"Tell My Granddaughter to Come Home to Me" More of Queen Victoria's Granddaughters


‘Poor dear Lenchen,’ dependent on laudanum and placebos, had never found life easy, but her nerves were strained to the limit in the summer of 1900 when an alarming telegram arrived at Cumberland Lodge. The message tersely informed her that her daughter, Marie Louise, must return at once to the little German Duchy of Anhalt to face divorce proceedings. According to the message, her husband found life with her ‘intolerable’ and since she had ‘neglected her marital duties’ and the marriage had never been consummated, her father-in-law, the Duke of Anhalt, intended to declare it null and void.
Reeling with shock, a frantic Lenchen rushed to Windsor Castle to bear the dreadful tidings to the Queen. Divorce under any circumstances was a scandal that Queen Victoria could not countenance and yet in this case, knowing the full facts, the Queen had nothing but sympathy for her maligned granddaughter.

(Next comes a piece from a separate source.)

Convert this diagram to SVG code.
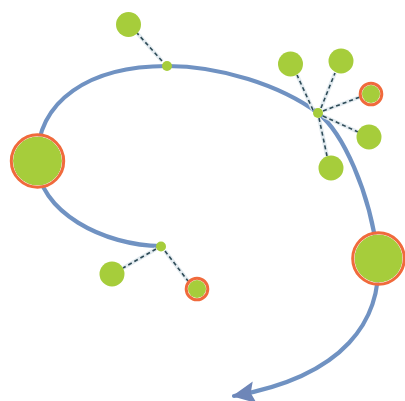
<svg xmlns="http://www.w3.org/2000/svg" width="405" height="401" viewBox="0 0 405 401">
<style>
.flow{fill:none;stroke:#7092c2;stroke-width:4.2;stroke-linecap:round}
.halo{stroke:#e3ebf0;stroke-width:4;fill:none}
.dash{stroke:#2e4b57;stroke-width:1.6;stroke-dasharray:4 3;fill:none}
.g{fill:#a6cd3b}
.ring{fill:none;stroke:#f06a3c;stroke-width:3}
.gap{fill:none;stroke:#f7f3e6;stroke-width:1}
</style>
<defs>
<marker id="arr" markerUnits="userSpaceOnUse" markerWidth="26" markerHeight="24" refX="21" refY="11" orient="auto">
<path d="M0,0 L23,11 L0,22 L4,11 z" fill="#6e86b8"/>
</marker>
</defs>
<g id="connectors">
<path class="flow" marker-end="url(#arr)" d="M161,246 C105,246 37,212 37,161 C37,100 90,66 167,66 C220,66 280,85 318,113 C342,132 370,190 378,258 C382,320 345,376 234,396"/>
<g id="links">
<path class="halo" d="M162,61 L137,33 M313,110 L297,75 M321,108 L335,73 M323,111 L360,97 M323,116 L358,132 M319,118 L327,156 M156,249 L123,268 M165,251 L188,281"/>
<path class="dash" d="M162,61 L137,33 M313,110 L297,75 M321,108 L335,73 M323,111 L360,97 M323,116 L358,132 M319,118 L327,156 M156,249 L123,268 M165,251 L188,281"/>
</g>
</g>
<g id="hub-top"><circle class="g" cx="167" cy="66" r="5"/></g>
<g id="leaf-top"><circle class="g" cx="128.5" cy="24.5" r="12.5"/></g>
<g id="hub-right"><circle class="g" cx="318" cy="113" r="5"/></g>
<g id="leaf-r1"><circle class="g" cx="290.5" cy="64" r="12.5"/></g>
<g id="leaf-r2"><circle class="g" cx="341" cy="61" r="12.5"/></g>
<g id="leaf-r3"><circle class="g" cx="371" cy="94" r="9"/><circle class="ring" cx="371" cy="94" r="10.8"/></g>
<g id="leaf-r4"><circle class="g" cx="369" cy="137" r="12.5"/></g>
<g id="leaf-r5"><circle class="g" cx="331" cy="168" r="12.5"/></g>
<g id="hub-bottom"><circle class="g" cx="161" cy="246.5" r="5"/></g>
<g id="leaf-b1"><circle class="g" cx="112" cy="274" r="12.5"/></g>
<g id="leaf-b2"><circle class="g" cx="197" cy="289" r="9"/><circle class="ring" cx="197" cy="289" r="10.8"/></g>
<g id="big-left"><circle class="g" cx="37.5" cy="161" r="24.5"/><circle class="gap" cx="37.5" cy="161" r="25"/><circle class="ring" cx="37.5" cy="161" r="26.2"/></g>
<g id="big-right"><circle class="g" cx="378.5" cy="258.5" r="24"/><circle class="gap" cx="378.5" cy="258.5" r="24.6"/><circle class="ring" cx="378.5" cy="258.5" r="25.8"/></g>
</svg>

Ten years earlier, eighteen-year-old Marie Louise was living a sheltered existence in Cumberland Lodge, interspersed with frequent trips to German spas with her hypochondriac mother. Fair, slim and graceful with striking blue eyes, the princess had already attracted the unwelcome attention of Crown Prince Ferdinand of Roumania, but it was the dashing Prince Aribert of Anhalt-Dessau who caught her eye when she arrived in Berlin for Cousin Moretta’s wedding. Bored by the interminable torch dance, and flattered by Aribert’s attention Marie Louise was instantly infatuated.
“He was very tall and good-looking, and a very striking personality,” she recalled, “and I suppose to a young girl of eighteen, he was the beau ideal of a cavalry officer. I have no hesitation in saying that I fell completely under his charm - in others words, fell in love. He paid me a good deal of attention which both flattered and bewildered me.”
The Kaiser was quick to encourage the romance and, bewildered or not, then and there Marie Louise decided that this was the man she would marry. Within a week of their meeting Vicky was writing to the Queen:
“I think it would be a very nice marriage. Aribert is a nice and amiable young man and one may hope that it would be for both their happiness.”
Though Queen Victoria was disconcerted at the speed of events, Marie Louise’s parents approved of the match and on ‘a very cold snowy day’ in December 1890 the couple were engaged at Cousin Willy’s home in Potsdam. From there they made the three-hour journey to Anhalt where a nervous Marie Louise was to be formally introduced to Aribert’s family.
“I loved my mother-in-law from the first moment,” she wrote later. “My father-in-law was rather frightening, but I soon found out he was a dear, kindly but not very intelligent old gentleman.”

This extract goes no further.